◆ **Problem to work on**: Copy each line of the material below that includes the string "matplotlib".

(Charts and diagrams as code)
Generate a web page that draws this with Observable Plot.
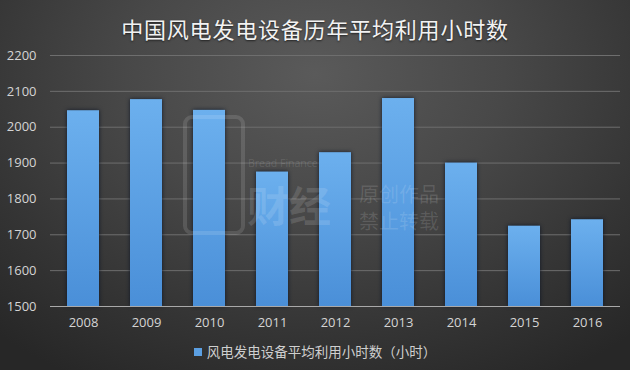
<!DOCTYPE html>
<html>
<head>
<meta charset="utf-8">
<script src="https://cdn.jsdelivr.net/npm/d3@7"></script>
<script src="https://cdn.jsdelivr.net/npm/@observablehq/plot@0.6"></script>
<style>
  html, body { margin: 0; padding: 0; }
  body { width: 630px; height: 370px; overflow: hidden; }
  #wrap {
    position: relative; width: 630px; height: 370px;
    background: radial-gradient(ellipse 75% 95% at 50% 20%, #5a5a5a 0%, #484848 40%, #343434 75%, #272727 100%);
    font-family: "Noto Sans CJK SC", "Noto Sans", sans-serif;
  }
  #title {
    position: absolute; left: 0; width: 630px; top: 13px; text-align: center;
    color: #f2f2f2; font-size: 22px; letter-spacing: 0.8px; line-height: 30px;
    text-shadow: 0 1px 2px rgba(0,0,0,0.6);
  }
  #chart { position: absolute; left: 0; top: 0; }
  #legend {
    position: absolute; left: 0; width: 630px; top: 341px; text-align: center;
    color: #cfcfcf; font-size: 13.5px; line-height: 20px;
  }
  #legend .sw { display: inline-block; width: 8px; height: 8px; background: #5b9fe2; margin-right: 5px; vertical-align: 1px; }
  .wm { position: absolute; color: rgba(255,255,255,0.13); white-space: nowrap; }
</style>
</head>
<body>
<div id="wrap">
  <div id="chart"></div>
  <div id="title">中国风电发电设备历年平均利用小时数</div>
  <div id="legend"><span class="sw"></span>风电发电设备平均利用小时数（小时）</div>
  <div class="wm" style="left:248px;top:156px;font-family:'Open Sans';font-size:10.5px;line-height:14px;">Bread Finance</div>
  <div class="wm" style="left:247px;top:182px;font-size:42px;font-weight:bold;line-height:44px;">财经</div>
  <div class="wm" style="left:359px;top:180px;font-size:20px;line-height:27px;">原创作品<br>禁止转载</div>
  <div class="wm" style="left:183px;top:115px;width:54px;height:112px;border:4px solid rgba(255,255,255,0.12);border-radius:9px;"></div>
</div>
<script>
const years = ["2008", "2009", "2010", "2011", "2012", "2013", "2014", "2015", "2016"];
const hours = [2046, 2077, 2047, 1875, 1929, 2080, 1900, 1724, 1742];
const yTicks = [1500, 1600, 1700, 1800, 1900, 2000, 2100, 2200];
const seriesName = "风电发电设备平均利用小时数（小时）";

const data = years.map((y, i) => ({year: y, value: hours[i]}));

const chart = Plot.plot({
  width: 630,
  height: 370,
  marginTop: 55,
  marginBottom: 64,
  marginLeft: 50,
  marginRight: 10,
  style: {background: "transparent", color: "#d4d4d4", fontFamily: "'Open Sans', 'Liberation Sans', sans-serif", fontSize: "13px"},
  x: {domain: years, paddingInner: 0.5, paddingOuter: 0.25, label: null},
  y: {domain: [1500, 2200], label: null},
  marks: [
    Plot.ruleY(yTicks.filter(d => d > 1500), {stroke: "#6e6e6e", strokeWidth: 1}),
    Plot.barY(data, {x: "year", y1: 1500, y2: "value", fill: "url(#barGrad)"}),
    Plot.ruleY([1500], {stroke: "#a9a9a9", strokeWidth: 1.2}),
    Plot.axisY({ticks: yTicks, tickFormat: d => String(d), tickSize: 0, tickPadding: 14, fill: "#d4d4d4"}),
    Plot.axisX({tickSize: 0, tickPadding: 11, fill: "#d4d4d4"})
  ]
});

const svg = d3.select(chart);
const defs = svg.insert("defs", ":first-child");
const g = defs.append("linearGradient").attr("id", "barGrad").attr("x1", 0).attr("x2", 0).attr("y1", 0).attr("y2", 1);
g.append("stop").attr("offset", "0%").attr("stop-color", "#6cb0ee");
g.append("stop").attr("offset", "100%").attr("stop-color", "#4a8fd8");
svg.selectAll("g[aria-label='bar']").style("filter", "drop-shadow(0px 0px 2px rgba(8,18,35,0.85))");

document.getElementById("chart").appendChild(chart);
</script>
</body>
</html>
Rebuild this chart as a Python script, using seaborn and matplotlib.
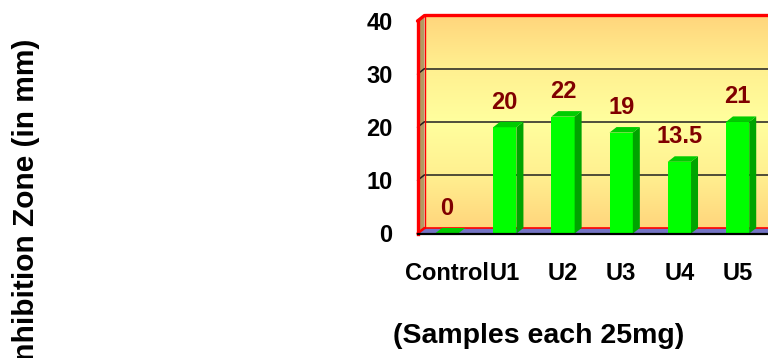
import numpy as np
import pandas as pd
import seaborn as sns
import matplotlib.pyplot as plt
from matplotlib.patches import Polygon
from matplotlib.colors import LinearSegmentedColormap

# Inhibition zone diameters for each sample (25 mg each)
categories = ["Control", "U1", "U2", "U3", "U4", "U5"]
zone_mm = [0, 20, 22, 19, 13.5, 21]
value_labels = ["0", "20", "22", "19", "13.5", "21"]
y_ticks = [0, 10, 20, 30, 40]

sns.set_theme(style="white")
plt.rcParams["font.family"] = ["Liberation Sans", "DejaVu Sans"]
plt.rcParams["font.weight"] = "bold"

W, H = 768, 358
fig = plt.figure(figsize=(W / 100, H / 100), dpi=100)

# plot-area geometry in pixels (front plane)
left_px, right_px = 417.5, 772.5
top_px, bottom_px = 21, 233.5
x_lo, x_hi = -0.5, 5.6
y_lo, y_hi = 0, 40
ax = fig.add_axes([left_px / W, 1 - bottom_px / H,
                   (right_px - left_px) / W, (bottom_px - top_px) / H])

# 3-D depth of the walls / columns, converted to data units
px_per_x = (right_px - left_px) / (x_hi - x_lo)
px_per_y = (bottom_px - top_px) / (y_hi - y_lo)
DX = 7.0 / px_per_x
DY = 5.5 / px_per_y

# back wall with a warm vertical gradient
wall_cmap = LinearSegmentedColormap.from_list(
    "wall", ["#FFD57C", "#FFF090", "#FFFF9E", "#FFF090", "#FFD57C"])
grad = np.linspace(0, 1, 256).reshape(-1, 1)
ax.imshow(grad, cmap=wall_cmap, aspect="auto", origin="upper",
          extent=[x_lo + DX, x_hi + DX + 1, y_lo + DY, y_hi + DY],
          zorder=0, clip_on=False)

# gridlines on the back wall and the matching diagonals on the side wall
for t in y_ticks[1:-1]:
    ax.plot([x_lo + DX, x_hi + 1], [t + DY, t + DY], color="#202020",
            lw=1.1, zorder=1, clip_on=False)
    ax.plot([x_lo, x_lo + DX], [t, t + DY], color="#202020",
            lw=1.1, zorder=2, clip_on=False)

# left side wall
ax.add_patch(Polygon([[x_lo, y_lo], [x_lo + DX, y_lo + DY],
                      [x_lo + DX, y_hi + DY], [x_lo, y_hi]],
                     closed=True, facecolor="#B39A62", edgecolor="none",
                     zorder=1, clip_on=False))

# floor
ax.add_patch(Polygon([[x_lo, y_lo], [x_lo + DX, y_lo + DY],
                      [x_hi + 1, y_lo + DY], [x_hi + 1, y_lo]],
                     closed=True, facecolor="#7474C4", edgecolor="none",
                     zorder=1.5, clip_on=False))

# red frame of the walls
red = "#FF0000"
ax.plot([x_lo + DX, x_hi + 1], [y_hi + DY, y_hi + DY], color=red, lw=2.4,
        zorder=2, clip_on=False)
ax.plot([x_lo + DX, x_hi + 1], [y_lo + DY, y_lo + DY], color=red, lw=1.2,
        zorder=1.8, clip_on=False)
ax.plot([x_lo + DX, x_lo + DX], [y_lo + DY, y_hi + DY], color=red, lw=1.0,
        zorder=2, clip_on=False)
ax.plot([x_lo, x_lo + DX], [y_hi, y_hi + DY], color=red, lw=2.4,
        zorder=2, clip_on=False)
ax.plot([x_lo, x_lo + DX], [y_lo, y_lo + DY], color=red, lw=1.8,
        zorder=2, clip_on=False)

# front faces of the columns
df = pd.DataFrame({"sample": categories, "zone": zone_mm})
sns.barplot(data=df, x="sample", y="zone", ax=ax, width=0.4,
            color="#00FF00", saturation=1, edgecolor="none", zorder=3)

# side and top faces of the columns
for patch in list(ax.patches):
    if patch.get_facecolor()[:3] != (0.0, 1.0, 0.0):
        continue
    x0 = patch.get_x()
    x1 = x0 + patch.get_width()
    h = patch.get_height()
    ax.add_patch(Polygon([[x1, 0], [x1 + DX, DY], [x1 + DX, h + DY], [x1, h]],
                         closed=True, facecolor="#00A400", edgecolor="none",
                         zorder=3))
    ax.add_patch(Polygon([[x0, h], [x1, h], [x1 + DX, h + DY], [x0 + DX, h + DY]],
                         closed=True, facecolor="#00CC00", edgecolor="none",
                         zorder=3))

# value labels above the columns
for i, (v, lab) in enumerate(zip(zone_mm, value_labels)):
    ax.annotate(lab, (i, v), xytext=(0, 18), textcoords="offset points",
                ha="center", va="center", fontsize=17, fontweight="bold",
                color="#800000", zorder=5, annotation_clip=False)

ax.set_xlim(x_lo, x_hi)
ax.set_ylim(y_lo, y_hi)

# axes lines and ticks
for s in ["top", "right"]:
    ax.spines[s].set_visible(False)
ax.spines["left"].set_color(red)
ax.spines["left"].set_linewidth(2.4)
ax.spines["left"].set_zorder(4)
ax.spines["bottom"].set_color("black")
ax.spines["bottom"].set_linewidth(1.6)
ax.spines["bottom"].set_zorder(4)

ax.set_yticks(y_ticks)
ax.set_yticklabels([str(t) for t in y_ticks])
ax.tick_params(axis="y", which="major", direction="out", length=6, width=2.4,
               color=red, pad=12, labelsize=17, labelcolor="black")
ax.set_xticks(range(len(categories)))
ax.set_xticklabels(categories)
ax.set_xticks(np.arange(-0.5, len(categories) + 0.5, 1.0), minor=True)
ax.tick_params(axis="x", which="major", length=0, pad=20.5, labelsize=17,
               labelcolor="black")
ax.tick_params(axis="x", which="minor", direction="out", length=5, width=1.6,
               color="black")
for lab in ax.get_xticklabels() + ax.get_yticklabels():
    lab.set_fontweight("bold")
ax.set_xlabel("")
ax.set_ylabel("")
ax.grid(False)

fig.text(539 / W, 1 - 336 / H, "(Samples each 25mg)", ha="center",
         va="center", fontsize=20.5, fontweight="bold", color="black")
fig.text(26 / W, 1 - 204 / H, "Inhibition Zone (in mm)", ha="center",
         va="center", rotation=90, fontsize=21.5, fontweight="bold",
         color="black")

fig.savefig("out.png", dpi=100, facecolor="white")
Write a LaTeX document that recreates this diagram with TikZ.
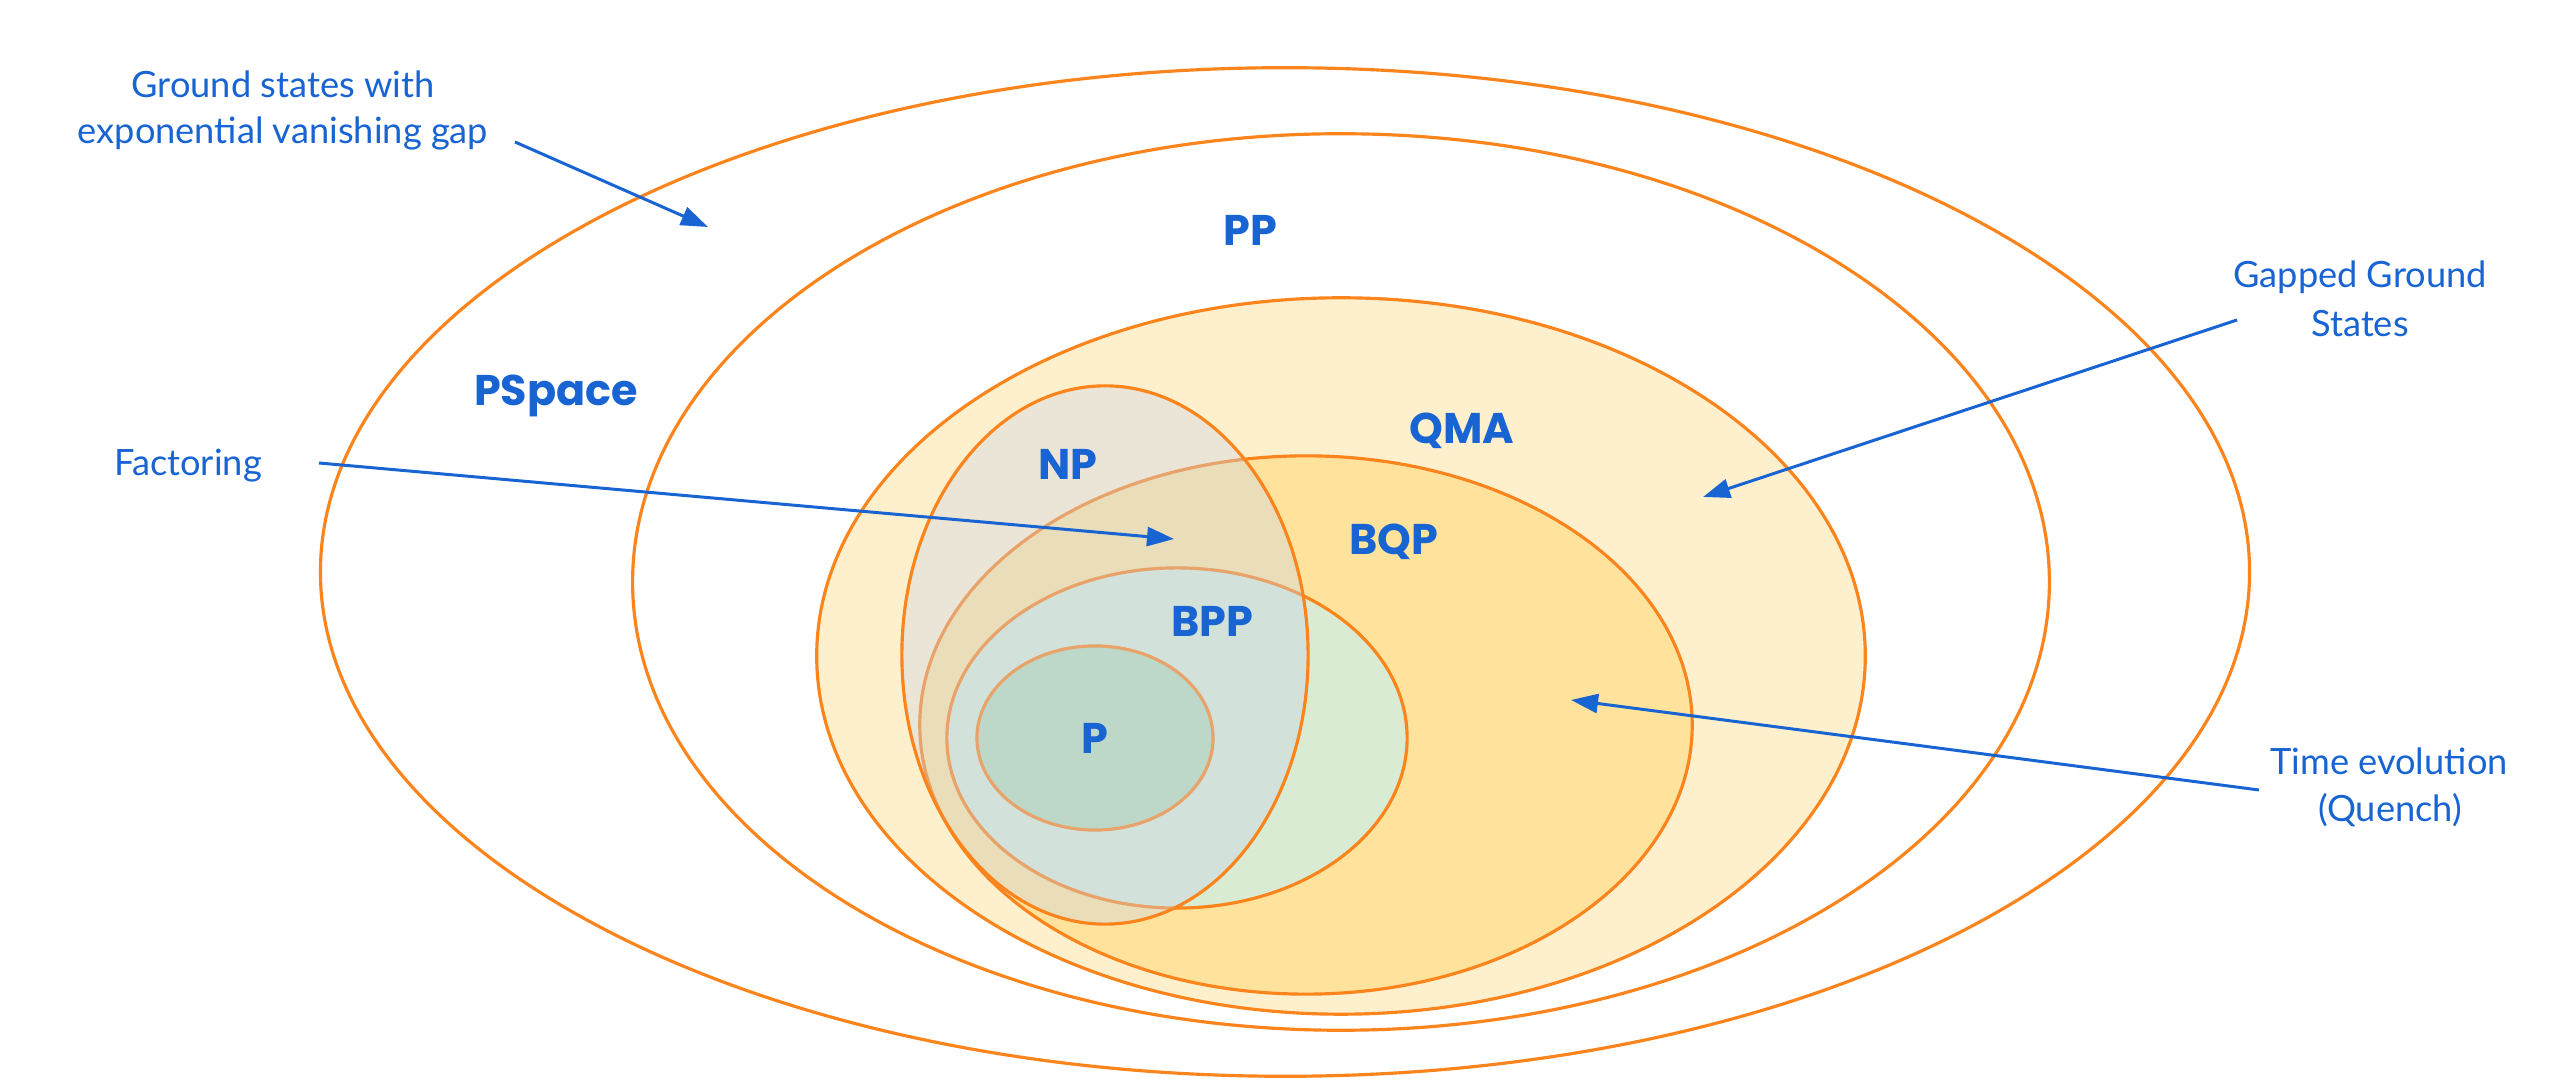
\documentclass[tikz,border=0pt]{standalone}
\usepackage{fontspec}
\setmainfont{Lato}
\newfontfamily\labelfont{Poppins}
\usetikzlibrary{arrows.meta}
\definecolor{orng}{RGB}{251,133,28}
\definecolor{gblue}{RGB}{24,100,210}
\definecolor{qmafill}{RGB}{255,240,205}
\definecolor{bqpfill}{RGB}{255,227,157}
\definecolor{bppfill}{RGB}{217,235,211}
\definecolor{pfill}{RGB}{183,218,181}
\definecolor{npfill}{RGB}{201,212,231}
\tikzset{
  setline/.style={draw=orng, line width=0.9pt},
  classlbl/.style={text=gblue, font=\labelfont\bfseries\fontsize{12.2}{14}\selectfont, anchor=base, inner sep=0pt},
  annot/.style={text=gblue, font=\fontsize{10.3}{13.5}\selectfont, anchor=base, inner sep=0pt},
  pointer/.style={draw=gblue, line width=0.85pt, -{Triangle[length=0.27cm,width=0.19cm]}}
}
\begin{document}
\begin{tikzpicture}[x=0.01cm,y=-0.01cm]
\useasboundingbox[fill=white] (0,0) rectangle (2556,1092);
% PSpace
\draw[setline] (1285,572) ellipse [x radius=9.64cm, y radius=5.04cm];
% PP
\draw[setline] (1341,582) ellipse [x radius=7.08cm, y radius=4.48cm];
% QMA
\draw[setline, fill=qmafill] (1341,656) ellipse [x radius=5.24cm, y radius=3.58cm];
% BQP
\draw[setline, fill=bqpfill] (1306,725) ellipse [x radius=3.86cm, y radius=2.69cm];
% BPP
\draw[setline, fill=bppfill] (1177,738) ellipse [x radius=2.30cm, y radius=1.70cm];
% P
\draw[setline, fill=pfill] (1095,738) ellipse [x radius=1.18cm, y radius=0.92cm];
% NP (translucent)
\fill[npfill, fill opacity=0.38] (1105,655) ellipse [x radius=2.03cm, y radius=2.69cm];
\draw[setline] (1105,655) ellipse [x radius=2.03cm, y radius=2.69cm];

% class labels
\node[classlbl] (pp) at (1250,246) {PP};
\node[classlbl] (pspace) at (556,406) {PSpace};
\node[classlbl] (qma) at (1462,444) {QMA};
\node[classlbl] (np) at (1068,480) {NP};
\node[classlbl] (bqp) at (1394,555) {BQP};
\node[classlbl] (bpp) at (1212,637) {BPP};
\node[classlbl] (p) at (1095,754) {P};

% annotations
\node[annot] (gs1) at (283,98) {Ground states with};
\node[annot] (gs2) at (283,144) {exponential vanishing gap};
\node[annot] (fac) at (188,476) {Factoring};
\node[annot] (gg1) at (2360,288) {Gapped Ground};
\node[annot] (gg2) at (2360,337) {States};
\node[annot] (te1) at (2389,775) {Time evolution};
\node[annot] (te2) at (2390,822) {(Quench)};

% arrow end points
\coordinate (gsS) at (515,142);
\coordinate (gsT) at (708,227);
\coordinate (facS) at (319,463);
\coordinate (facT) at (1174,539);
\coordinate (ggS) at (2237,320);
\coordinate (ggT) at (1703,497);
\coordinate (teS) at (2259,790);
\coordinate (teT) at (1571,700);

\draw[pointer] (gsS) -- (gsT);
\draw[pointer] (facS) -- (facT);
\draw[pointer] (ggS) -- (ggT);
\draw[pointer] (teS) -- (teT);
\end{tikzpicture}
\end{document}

◆ **Response below**:
Rebuild this chart as a Python script, using seaborn and matplotlib.
import matplotlib.pyplot as plt
from matplotlib.patches import Polygon
from matplotlib.colors import LinearSegmentedColormap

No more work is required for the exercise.